No sé lo que pensó Pío XII al proclamar el dogma, pero yo lo entiendo como un intento de proponer, que la salvación de María fue absoluta, es decir que alcanzó su plenitud. Esa plenitud sólo puede consistir en una unificación e identificación absoluta con Dios.
Como en el caso de la ascensión, se trata de un cambio de estado. María ha terminado el ciclo de su proceso de maduración terreno y ha llegado a su plenitud. Pero no a base de añadidos externos, como puede ser sentarla en un trono, coronarla, declararla reina; sino por proceso interno de identificación con Dios. En esa identificación con Dios no cabe más. Ha llegado al límite de las posibilidades.
Esa meta es la que nos espera a todos, si somos capaces de tener la misma actitud vital que tuvo ella. Si somos capaces de decir como ella: "Fiat".
Si en el lenguaje bíblico "los cielos" significan el ámbito de lo
divino, podemos decir con toda propiedad, que María está ya en "los
cielos".
El evangelio de Lucas 11,
27-28 es muy sugerente:
27 Mientras él decía estas
cosas, una mujer de entre la multitud alzó la voz y le dijo:
- ¡Dichoso el vientre que
te llevó y los pechos que te criaron!
28 Pero él repuso:
- Mejor: ¡dichosos los
que escuchan el mensaje de Dios y lo cumplen!
En éste y en otros relatos evangélicos Jesús deja muy claro que, por mucha importancia que tengan los lazos familiares, ante las posibilidades de unión espiritual se quedan en anécdota sin importancia. Los lazos del Espíritu son siempre más importantes que los de la carne. Teniendo esto en cuenta, evitaríamos muchos excesos.

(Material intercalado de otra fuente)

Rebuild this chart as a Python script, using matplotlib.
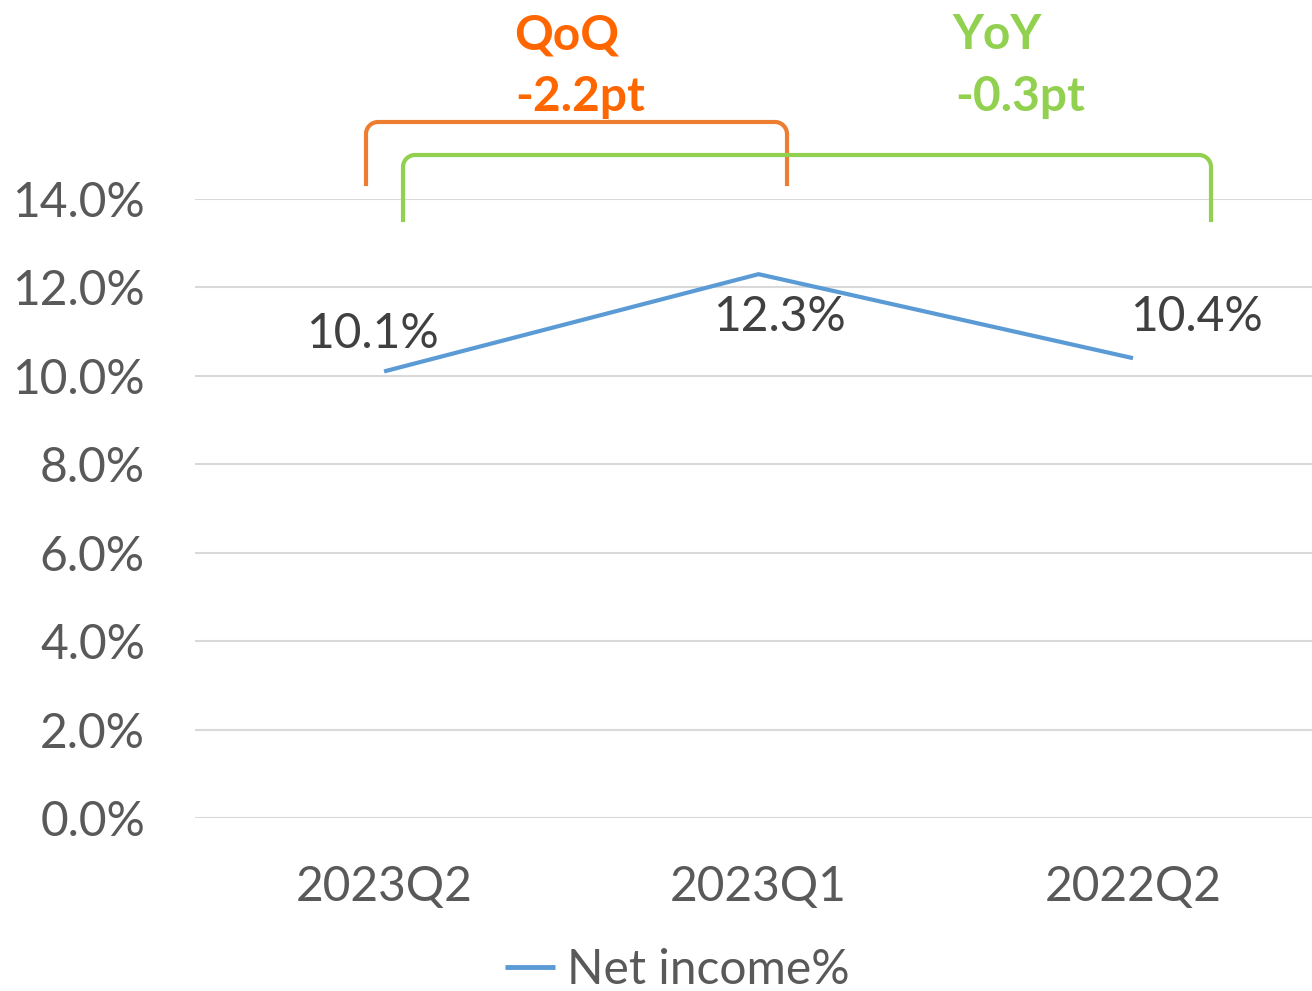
import numpy as np
import matplotlib
matplotlib.use("Agg")
import matplotlib.pyplot as plt
from matplotlib.lines import Line2D

categories = ["2023Q2", "2023Q1", "2022Q2"]
net_income_pct = [10.1, 12.3, 10.4]
series_name = "Net income%"
yticks = [0, 2, 4, 6, 8, 10, 12, 14]
qoq_label = ["QoQ", "-2.2pt"]
yoy_label = ["YoY", "-0.3pt"]

W, H = 1312, 991
FS = 34.5
plt.rcParams['font.family'] = ['Lato', 'DejaVu Sans']
fig = plt.figure(figsize=(W / 100, H / 100), dpi=100)

def fx(x):
    return x / W

def fy(y):
    return 1 - y / H

ax = fig.add_axes([fx(195), fy(818), fx(1312) - fx(195), fy(199) - fy(818)])
x = np.arange(len(categories))
line, = ax.plot(x, net_income_pct, color="#5B9BD5", lw=3.0, solid_capstyle="butt",
                label=series_name)
ax.set_xlim(-0.505, 2.478)
ax.set_ylim(0, 14)
ax.set_yticks(yticks)
ax.set_yticklabels([f"{v:.1f}%" for v in yticks])
ax.set_xticks(x)
ax.set_xticklabels(categories)
ax.grid(axis="y", color="#D9D9D9", lw=1.5)
ax.set_axisbelow(True)
for s in ax.spines.values():
    s.set_visible(False)
ax.tick_params(length=0, labelsize=FS, colors="#595959")
ax.tick_params(axis="y", pad=36)
ax.tick_params(axis="x", pad=34)

# data labels
offsets = [(-12, 37), (21, -43), (63, 41)]
for xi, v, off in zip(x, net_income_pct, offsets):
    ax.annotate(f"{v:.1f}%", (xi, v), xytext=off, textcoords="offset pixels",
                ha="center", va="center", fontsize=FS, color="#404040")

# brackets
def bracket(x0, x1, ytop, ybot, color, r=12):
    t = np.linspace(0, np.pi / 2, 12)
    xs = [x0]
    ys = [ybot]
    xs += list(x0 + r - r * np.cos(t))
    ys += list(ytop + r - r * np.sin(t))
    xs += list(x1 - r + r * np.sin(t))
    ys += list(ytop + r - r * np.cos(t))
    xs.append(x1)
    ys.append(ybot)
    fig.add_artist(Line2D([fx(v) for v in xs], [fy(v) for v in ys],
                          transform=fig.transFigure, color=color, lw=3.0))

bracket(366, 787, 122, 184, "#ED7D31")
bracket(403, 1211, 155, 220, "#92D050")

fig.text(fx(567), fy(35), qoq_label[0], ha="center", va="center", fontsize=FS,
         fontweight="bold", color="#FF6600")
fig.text(fx(580), fy(97), qoq_label[1], ha="center", va="center", fontsize=FS,
         fontweight="bold", color="#FF6600")
fig.text(fx(997), fy(35), yoy_label[0], ha="center", va="center", fontsize=FS,
         fontweight="bold", color="#92D050")
fig.text(fx(1020), fy(97), yoy_label[1], ha="center", va="center", fontsize=FS,
         fontweight="bold", color="#92D050")

# legend
leg = fig.legend(handles=[line], loc="center", bbox_to_anchor=(fx(677), fy(970)),
                 frameon=False, fontsize=FS, labelcolor="#595959", handlelength=1.05,
                 handletextpad=0.25, borderpad=0)
for h in leg.legend_handles:
    h.set_linewidth(3.5)

fig.savefig("out.png", dpi=100, facecolor="white")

La función de María como madre biológica no es relevante. Lo importante es la respuesta personal al mensaje de Jesús.
La mujer hace la alabanza desde la perspectiva de su tiempo. En una cultura donde la mujer no contaba, el mayor elogio que se podía hacer de ella era que era la madre de fulano. El valor de una mujer estaba concentrado en ser madre. Sólo se valoraban el seno y los pechos.
La importancia del relato está en que Jesús rompe esa dinámica y restituye a la mujer el derecho a ser valorada como persona. También la mujer tiene capacidad de respuesta ante la propuesta de Jesús.
Esto no es devaluar para nada a María. Es hacer ver que su valor está, no en la función por razón del sexo, sino en su condición de ser humano con las mismas posibilidades de llegar a una plenitud que el varón. Aceptar la alabanza de la mujer, hubiera sido aceptar una desigualdad radical con relación a los varones y por tanto perpetuarla. El ser persona es mucho más importante que ser madre.